• WHAT YOU NEED TO DO:
Return the records that follow unaltered. Omit every picture.

[Figure scripts]
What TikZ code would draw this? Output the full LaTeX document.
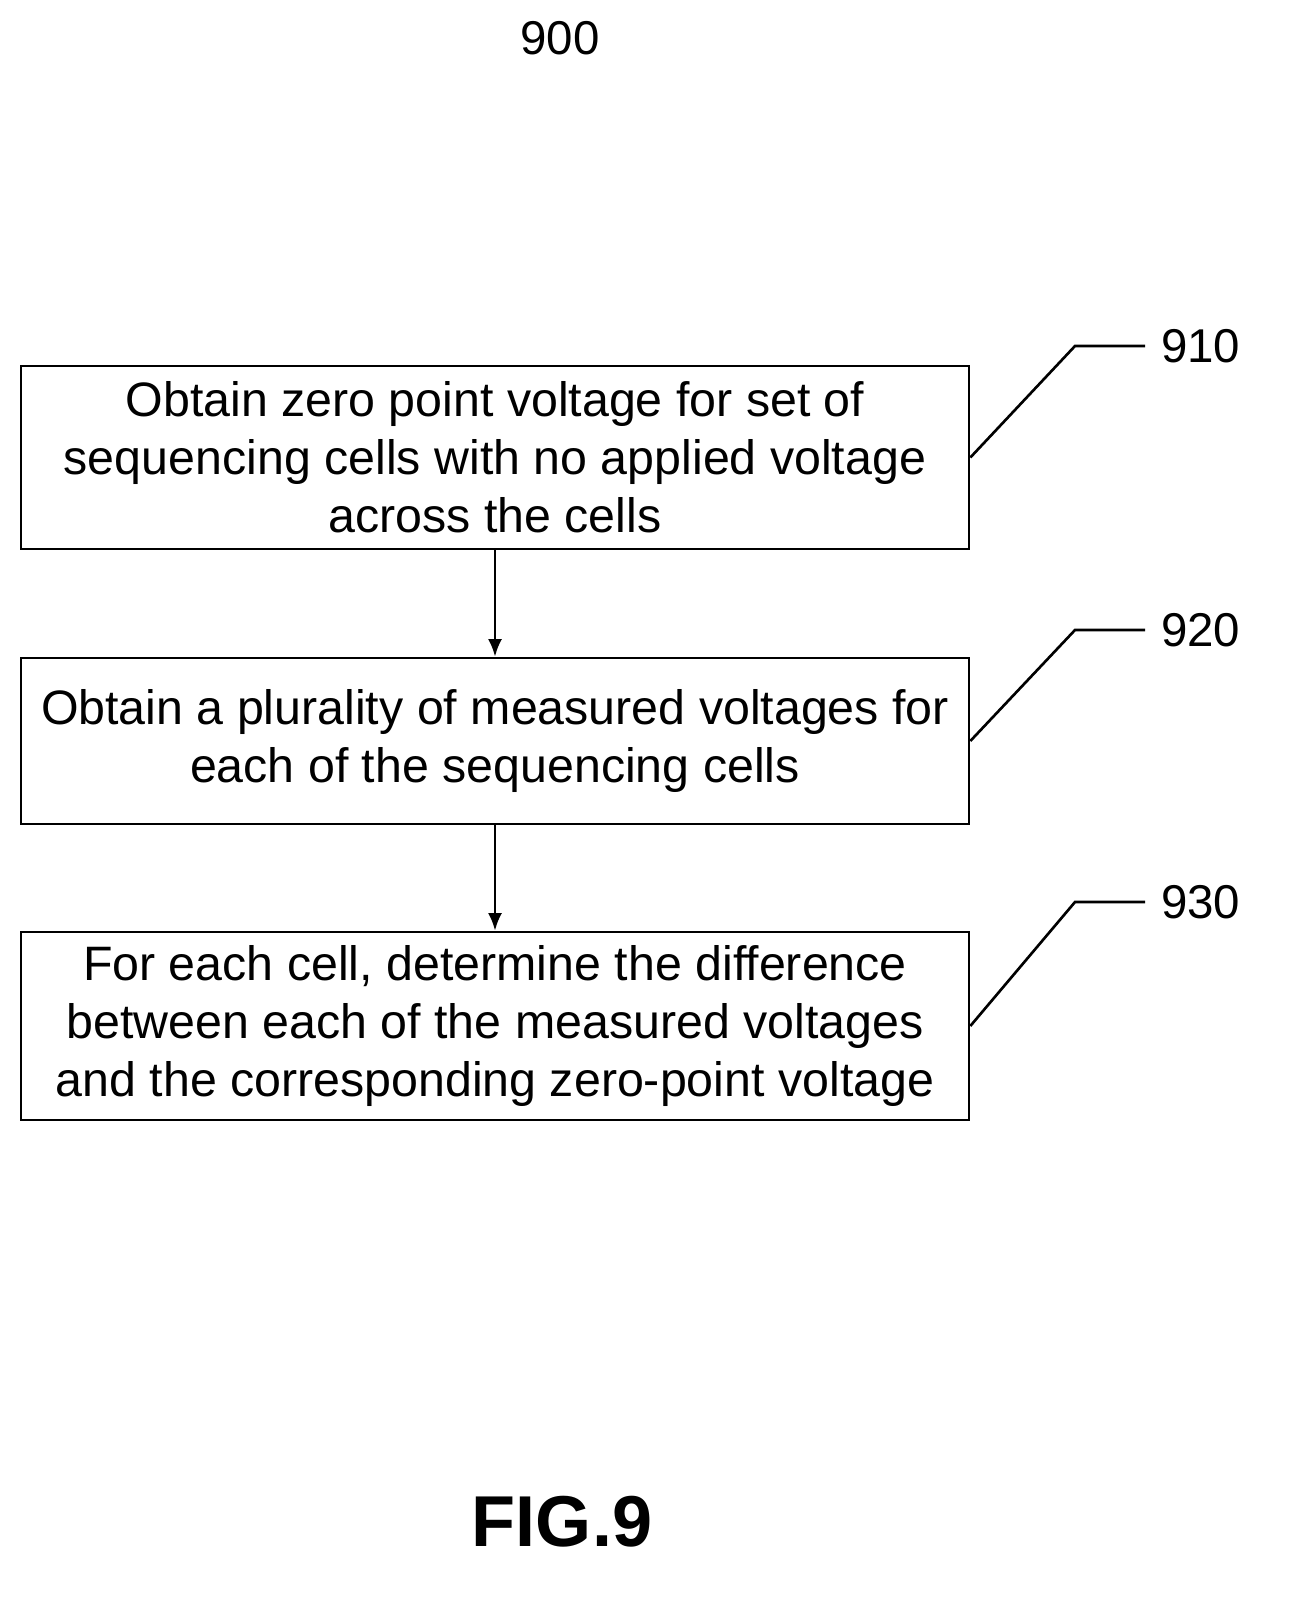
\documentclass[tikz,border=0pt]{standalone}
\usepackage{fontspec}
\setmainfont{Liberation Sans}
\usetikzlibrary{arrows.meta}
\usetikzlibrary{positioning}
\tikzset{>={Latex[length=10pt,width=8pt]}}
\tikzstyle{stepbox} = [rectangle, draw=black, line width=1.5pt, minimum width=18.96cm, align=center, font=\fontsize{27.5}{33}\selectfont, inner sep=0pt]
\tikzstyle{lead} = [-, line width=1.5pt]
\tikzstyle{ref} = [font=\fontsize{27}{32}\selectfont]
\begin{document}
\begin{tikzpicture}
\useasboundingbox (0,0) rectangle (26.04,-32.4);
\node [ref] (N900) at (11.2,-0.76) {900};
\node [stepbox, minimum height=3.66cm] (S1) at (9.9,-9.15) {Obtain zero point voltage for set of\\sequencing cells with no applied voltage\\across the cells};
\node [stepbox, minimum height=3.32cm] (S2) at (9.9,-14.82) {Obtain a plurality of measured voltages for\\each of the sequencing cells};
\node [stepbox, minimum height=3.76cm] (S3) at (9.9,-20.52) {For each cell, determine the difference\\between each of the measured voltages\\and the corresponding zero-point voltage};
\draw [->, line width=1.5pt] (S1) to (S2);
\draw [->, line width=1.5pt] (S2) to (S3);
% reference labels
\coordinate (K1) at (21.5,-6.92);
\coordinate (E1) at (22.9,-6.92);
\node [ref, anchor=west] (R1) at (23.1,-6.92) {910};
\draw [lead] (S1.east) -- (K1) -- (E1);
\coordinate (K2) at (21.5,-12.6);
\coordinate (E2) at (22.9,-12.6);
\node [ref, anchor=west] (R2) at (23.1,-12.6) {920};
\draw [lead] (S2.east) -- (K2) -- (E2);
\coordinate (K3) at (21.5,-18.04);
\coordinate (E3) at (22.9,-18.04);
\node [ref, anchor=west] (R3) at (23.1,-18.04) {930};
\draw [lead] (S3.east) -- (K3) -- (E3);
\node [font=\bfseries\fontsize{41}{48}\selectfont] (FIG) at (11.24,-30.44) {FIG.9};
\end{tikzpicture}
\end{document}
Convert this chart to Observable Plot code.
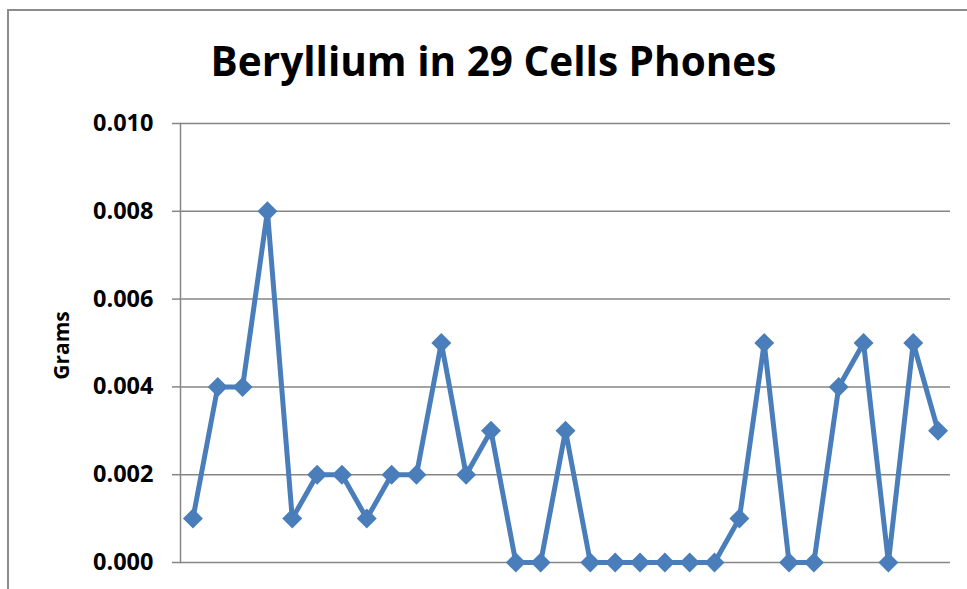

• EXERCISE ANSWER:
What TikZ code would draw this? Output the full LaTeX document.
\documentclass[tikz,border=0pt]{standalone}
\usepackage{fontspec}
\setmainfont{Liberation Sans}
\usetikzlibrary{arrows.meta}
\usetikzlibrary{positioning}
\tikzset{>={Latex[length=10pt,width=8pt]}}
\tikzstyle{stepbox} = [rectangle, draw=black, line width=1.5pt, minimum width=18.96cm, align=center, font=\fontsize{27.5}{33}\selectfont, inner sep=0pt]
\tikzstyle{lead} = [-, line width=1.5pt]
\tikzstyle{ref} = [font=\fontsize{27}{32}\selectfont]
\begin{document}
\begin{tikzpicture}
\useasboundingbox (0,0) rectangle (26.04,-32.4);
\node [ref] (N900) at (11.2,-0.76) {900};
\node [stepbox, minimum height=3.66cm] (S1) at (9.9,-9.15) {Obtain zero point voltage for set of\\sequencing cells with no applied voltage\\across the cells};
\node [stepbox, minimum height=3.32cm] (S2) at (9.9,-14.82) {Obtain a plurality of measured voltages for\\each of the sequencing cells};
\node [stepbox, minimum height=3.76cm] (S3) at (9.9,-20.52) {For each cell, determine the difference\\between each of the measured voltages\\and the corresponding zero-point voltage};
\draw [->, line width=1.5pt] (S1) to (S2);
\draw [->, line width=1.5pt] (S2) to (S3);
% reference labels
\coordinate (K1) at (21.5,-6.92);
\coordinate (E1) at (22.9,-6.92);
\node [ref, anchor=west] (R1) at (23.1,-6.92) {910};
\draw [lead] (S1.east) -- (K1) -- (E1);
\coordinate (K2) at (21.5,-12.6);
\coordinate (E2) at (22.9,-12.6);
\node [ref, anchor=west] (R2) at (23.1,-12.6) {920};
\draw [lead] (S2.east) -- (K2) -- (E2);
\coordinate (K3) at (21.5,-18.04);
\coordinate (E3) at (22.9,-18.04);
\node [ref, anchor=west] (R3) at (23.1,-18.04) {930};
\draw [lead] (S3.east) -- (K3) -- (E3);
\node [font=\bfseries\fontsize{41}{48}\selectfont] (FIG) at (11.24,-30.44) {FIG.9};
\end{tikzpicture}
\end{document}
Convert this chart to Observable Plot code.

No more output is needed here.